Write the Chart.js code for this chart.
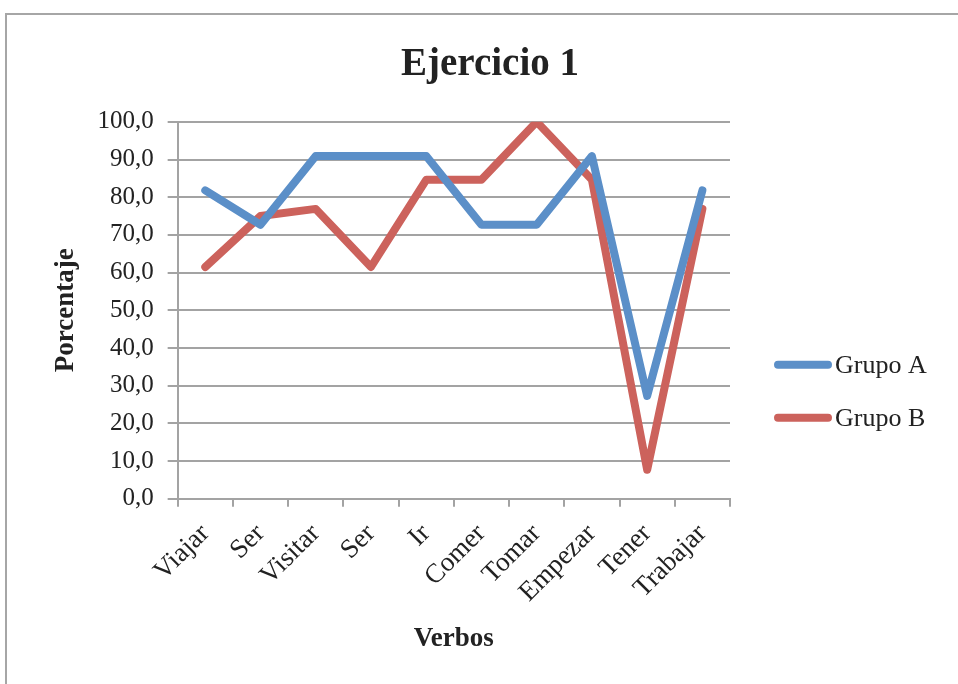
<!DOCTYPE html>
<html lang="es">
<head>
<meta charset="UTF-8">
<title>Ejercicio 1</title>
<script src="https://cdn.jsdelivr.net/npm/chart.js"></script>
<style>
  html, body { margin: 0; padding: 0; background: #fff; overflow: hidden; }
  #marco { position: absolute; left: 5px; top: 13px; width: 1000px; height: 700px; border: 2px solid #a6a6a6; }
  #wrap { position: absolute; left: 0; top: 0; width: 980px; height: 684px; }
</style>
</head>
<body>
<div id="marco"></div>
<div id="wrap"><canvas id="grafico" width="980" height="684"></canvas></div>
<script>
// datos
const verbos = ['Viajar', 'Ser', 'Visitar', 'Ser', 'Ir', 'Comer', 'Tomar', 'Empezar', 'Tener', 'Trabajar'];
const grupoA = [81.8, 72.7, 90.9, 90.9, 90.9, 72.7, 72.7, 90.9, 27.3, 81.8];
const grupoB = [61.5, 75.0, 76.9, 61.5, 84.6, 84.6, 100.0, 84.6, 7.7, 76.9];
const nombres = ['Grupo A', 'Grupo B'];
const colores = ['#5b8fc8', '#cc625c'];

const serif = "'Liberation Serif', serif";
const gris = '#a3a3a3';
const texto = '#222';

// leyenda dibujada a mano (a la derecha del area del grafico)
const leyenda = {
    id: 'leyenda',
    afterDraw(chart) {
        const ctx = chart.ctx;
        const area = chart.chartArea;
        ctx.save();
        chart.data.datasets.forEach((ds, i) => {
            const y = area.top + 243 + i * 53;
            ctx.strokeStyle = ds.borderColor;
            ctx.lineWidth = 8;
            ctx.lineCap = 'round';
            ctx.beginPath();
            ctx.moveTo(area.right + 48, y);
            ctx.lineTo(area.right + 98, y);
            ctx.stroke();
            ctx.fillStyle = texto;
            ctx.font = '26px ' + serif;
            ctx.textBaseline = 'middle';
            ctx.fillText(ds.label, area.right + 105, y + 1);
        });
        ctx.restore();
    }
};

const ctx = document.getElementById('grafico').getContext('2d');
new Chart(ctx, {
    type: 'line',
    data: {
        labels: verbos,
        datasets: [
            { label: nombres[0], data: grupoA, borderColor: colores[0], backgroundColor: colores[0], yAxisID: 'y' },
            { label: nombres[1], data: grupoB, borderColor: colores[1], backgroundColor: colores[1], yAxisID: 'y' }
        ]
    },
    options: {
        responsive: false,
        animation: false,
        layout: { padding: { top: 13, left: 38, right: 38, bottom: 29 } },
        elements: {
            line: { borderWidth: 8, tension: 0, borderCapStyle: 'round', borderJoinStyle: 'round' },
            point: { radius: 0 }
        },
        plugins: {
            legend: { display: false },
            tooltip: { enabled: false },
            title: {
                display: true,
                text: 'Ejercicio 1',
                color: texto,
                font: { family: serif, size: 39, weight: 'bold' },
                padding: { top: 29, bottom: 33 }
            }
        },
        scales: {
            x: {
                offset: true,
                grid: { offset: true, drawOnChartArea: false, drawTicks: true, tickLength: 8, color: gris, lineWidth: 2 },
                border: { color: gris, width: 2 },
                ticks: { color: texto, font: { family: serif, size: 27 }, minRotation: 45, maxRotation: 45, padding: 11 },
                title: { display: true, text: 'Verbos', color: texto, font: { family: serif, size: 27, weight: 'bold' }, padding: { top: 3, bottom: 0 } }
            },
            y: {
                min: 0,
                max: 100,
                ticks: {
                    stepSize: 10,
                    color: texto,
                    font: { family: serif, size: 25 },
                    padding: 14,
                    callback: v => v.toFixed(1).replace('.', ',')
                },
                grid: { color: gris, lineWidth: 2, tickLength: 10 },
                border: { color: gris, width: 2 },
                title: { display: true, text: 'Porcentaje', color: texto, font: { family: serif, size: 27, weight: 'bold' }, padding: { top: 12, bottom: 1 } }
            },
            // eje vacio: solo reserva el hueco de la leyenda
            hueco: {
                type: 'linear',
                position: 'right',
                display: true,
                grid: { display: false },
                border: { display: false },
                ticks: { display: false },
                afterFit(scale) { scale.width = 212; }
            }
        }
    },
    plugins: [leyenda]
});
</script>
</body>
</html>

■ ■ ■ ■ ■

**EXERCISE**:
Exclude the pictures, and transcribe all of the material exactly.

**TASK RESULT**:
Write the Chart.js code for this chart.
<!DOCTYPE html>
<html lang="es">
<head>
<meta charset="UTF-8">
<title>Ejercicio 1</title>
<script src="https://cdn.jsdelivr.net/npm/chart.js"></script>
<style>
  html, body { margin: 0; padding: 0; background: #fff; overflow: hidden; }
  #marco { position: absolute; left: 5px; top: 13px; width: 1000px; height: 700px; border: 2px solid #a6a6a6; }
  #wrap { position: absolute; left: 0; top: 0; width: 980px; height: 684px; }
</style>
</head>
<body>
<div id="marco"></div>
<div id="wrap"><canvas id="grafico" width="980" height="684"></canvas></div>
<script>
// datos
const verbos = ['Viajar', 'Ser', 'Visitar', 'Ser', 'Ir', 'Comer', 'Tomar', 'Empezar', 'Tener', 'Trabajar'];
const grupoA = [81.8, 72.7, 90.9, 90.9, 90.9, 72.7, 72.7, 90.9, 27.3, 81.8];
const grupoB = [61.5, 75.0, 76.9, 61.5, 84.6, 84.6, 100.0, 84.6, 7.7, 76.9];
const nombres = ['Grupo A', 'Grupo B'];
const colores = ['#5b8fc8', '#cc625c'];

const serif = "'Liberation Serif', serif";
const gris = '#a3a3a3';
const texto = '#222';

// leyenda dibujada a mano (a la derecha del area del grafico)
const leyenda = {
    id: 'leyenda',
    afterDraw(chart) {
        const ctx = chart.ctx;
        const area = chart.chartArea;
        ctx.save();
        chart.data.datasets.forEach((ds, i) => {
            const y = area.top + 243 + i * 53;
            ctx.strokeStyle = ds.borderColor;
            ctx.lineWidth = 8;
            ctx.lineCap = 'round';
            ctx.beginPath();
            ctx.moveTo(area.right + 48, y);
            ctx.lineTo(area.right + 98, y);
            ctx.stroke();
            ctx.fillStyle = texto;
            ctx.font = '26px ' + serif;
            ctx.textBaseline = 'middle';
            ctx.fillText(ds.label, area.right + 105, y + 1);
        });
        ctx.restore();
    }
};

const ctx = document.getElementById('grafico').getContext('2d');
new Chart(ctx, {
    type: 'line',
    data: {
        labels: verbos,
        datasets: [
            { label: nombres[0], data: grupoA, borderColor: colores[0], backgroundColor: colores[0], yAxisID: 'y' },
            { label: nombres[1], data: grupoB, borderColor: colores[1], backgroundColor: colores[1], yAxisID: 'y' }
        ]
    },
    options: {
        responsive: false,
        animation: false,
        layout: { padding: { top: 13, left: 38, right: 38, bottom: 29 } },
        elements: {
            line: { borderWidth: 8, tension: 0, borderCapStyle: 'round', borderJoinStyle: 'round' },
            point: { radius: 0 }
        },
        plugins: {
            legend: { display: false },
            tooltip: { enabled: false },
            title: {
                display: true,
                text: 'Ejercicio 1',
                color: texto,
                font: { family: serif, size: 39, weight: 'bold' },
                padding: { top: 29, bottom: 33 }
            }
        },
        scales: {
            x: {
                offset: true,
                grid: { offset: true, drawOnChartArea: false, drawTicks: true, tickLength: 8, color: gris, lineWidth: 2 },
                border: { color: gris, width: 2 },
                ticks: { color: texto, font: { family: serif, size: 27 }, minRotation: 45, maxRotation: 45, padding: 11 },
                title: { display: true, text: 'Verbos', color: texto, font: { family: serif, size: 27, weight: 'bold' }, padding: { top: 3, bottom: 0 } }
            },
            y: {
                min: 0,
                max: 100,
                ticks: {
                    stepSize: 10,
                    color: texto,
                    font: { family: serif, size: 25 },
                    padding: 14,
                    callback: v => v.toFixed(1).replace('.', ',')
                },
                grid: { color: gris, lineWidth: 2, tickLength: 10 },
                border: { color: gris, width: 2 },
                title: { display: true, text: 'Porcentaje', color: texto, font: { family: serif, size: 27, weight: 'bold' }, padding: { top: 12, bottom: 1 } }
            },
            // eje vacio: solo reserva el hueco de la leyenda
            hueco: {
                type: 'linear',
                position: 'right',
                display: true,
                grid: { display: false },
                border: { display: false },
                ticks: { display: false },
                afterFit(scale) { scale.width = 212; }
            }
        }
    },
    plugins: [leyenda]
});
</script>
</body>
</html>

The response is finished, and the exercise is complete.